そんな中、お嬢様は、頬を染めながらも周囲をキョロキョロと見渡している。
どうやら、誰かを探しているらしい。エルザ様か、ダービー伯爵とご夫人か。後者の場合、少々辛い話をしなければいけないな。イリヤは、サルバトーレ様と談話に入っているし。
「あの、エルザ様もいらっしゃるとお伺いしたのですが……。それに、ダービー伯爵とご夫人は」
「母様は、忘れ物を取りに部屋をあけています。もう少しで戻ってきますよ」
「カイン皇子、ありがとうございます。ご挨拶できるのを、楽しみにお待ちしております。このドレスをいただいたので、そのお礼もしたく……」
「そうだったのですね。とてもお似合いです」
「光栄です」
おっと、どちらもだったか。
それに、ちょっと引っかかるぞ。カイン皇子たちが居るのを見て、エルザ様を探しているのかと思いきや、「いらっしゃるとお伺いした」と言われたな。ということは、誰かに聞いたということ。
先ほどの「ドミニク」と言い、少し離れただけで色々情報が追いつかなくなっている。
そして、今度はこっちを見ているではないか。
ということは、ダービー伯爵とご夫人の話は私からした方が良いな。サルバトーレ様のことで色々動いてくださったようだし、ここは隠し事なしで伝えた方が良いだろう。

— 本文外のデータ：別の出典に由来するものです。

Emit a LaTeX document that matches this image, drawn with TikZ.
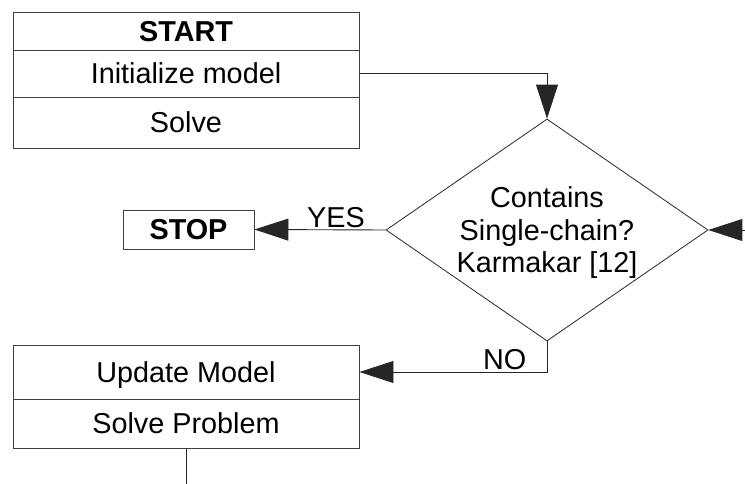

「お嬢様、ダービー伯爵とご夫人ですが、残念ながらお亡くなりになられました」
「……え?」
「捕らえられている最中に召し上がった昼食……鴨肉にサラダ、スープ、ドライフルーツにチョコレート、それにお水というメニューに毒が混入されていたようでして。私が見たところ、青いグラスに注がれたお水に反応……お嬢様?」
「ベル嬢、お顔の色が……」
もっと、オブラートに包めばよかったのかもしれない。
話が進めば進むほど、彼女の顔色が真っ青を通りこし真っ白になっていく。隣に居て気づいたシン様が声をかけるも、それどころではないようで虚空を見つめ続けている。……失敗したな。
「……サヴィ様も、同じものを食べたのでしょう? 彼は大丈夫だったの?」
「いいえ、同じものではありませんでした。サルバトーレ様のは、オマール海老のハーフポワレ、ローストビーフのミニサラダ、スープ、ブラッドオレンジのタルトとこれまた豪華なもので。それに、彼はちょうど傷口が開いてしまい、治療中で口にしていなかったのです」
「……やっぱり。これって……」
「お嬢様? ……お嬢様!」
相当、ショックだったらしい。
フラッとしたかと思えば、お嬢様はそのまま倒れるように気を失ってしまわれた。
ちょうど隣に居たシン様に支えられて、ことなきを得たが。やはり、話すべきではなかったな。もう少し、喜びが落ち着いてからにしておけば、感情の振り幅が大きすぎて倒れることはなかったのに。
シン様の腕の中に居るお嬢様の脈を測っていると、旦那様と奥様を筆頭に、部屋の中に居た人たちが集まってきた。
みんながみんな、お嬢様の名前を呼び続ける中、イリヤは私に状況を教えろとせっついてくる。それに応えると、「あちゃー……」と予想以上に落胆した表情をしたが……。
もしかしなくても、言ったらダメなことでもあったのだろうか。
思い出してみても、サルバトーレ様のご両親の死にランチメニューに……。やはり、知り合いが亡くなったからか? 説明してくれないと、わからんよ。